Focus Shift: Could it be that the focus has shifted? Maybe ByteDance is pouring resources into other ventures, other apps, or other markets where they see less friction and more growth potential. The US market, for all its lucrative potential, is a headache. And sometimes, you just decide certain headaches aren’t worth the aspirin.
What This Actually Means
If TikTok USA keeps limping along like this, it’s not just annoying – it’s a death knell. Creators, the lifeblood of any content platform, are already getting fed up. They’re jumping ship to YouTube Shorts, Instagram Reels, whatever new thing pops up next. And who can blame them? If you can’t get your work seen, you go where you can get seen. Simple as that.
And once the creators leave, the viewers follow. It’s a pretty basic equation. No fresh, engaging content means no reason to scroll.
This isn’t just about a few bugs. This is about trust. Users trusted TikTok to show them content they loved. Creators trusted TikTok to connect them with an audience. And right now, that trust is eroding faster than a sandcastle in a hurricane.

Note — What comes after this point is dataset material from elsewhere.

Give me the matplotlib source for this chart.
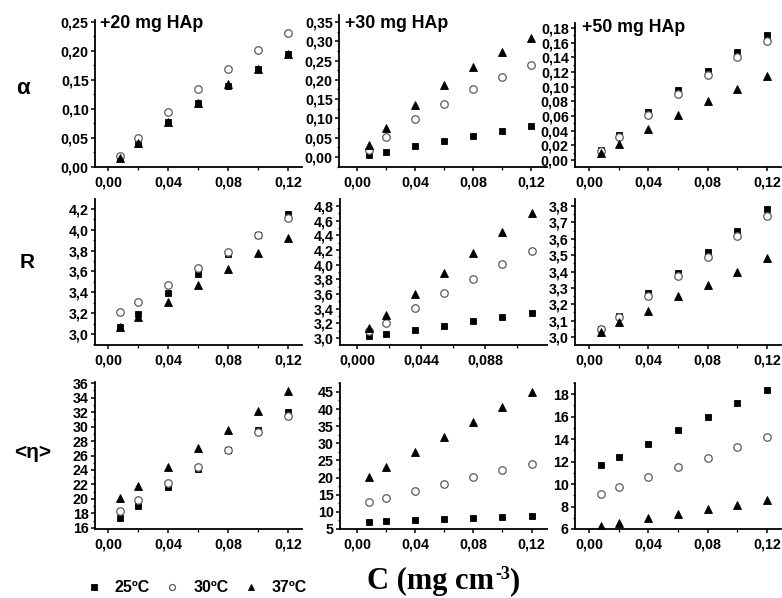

I don’t know what the fix is. A massive overhaul? A complete re-prioritization? A new team to actually listen to what’s happening on the ground? It’s not entirely clear yet. But if TikTok USA doesn’t get its act together, and soon, it’s gonna be more than just broken. It’s gonna be obsolete. And honestly, for a platform that once felt so revolutionary, that’s a real damn shame.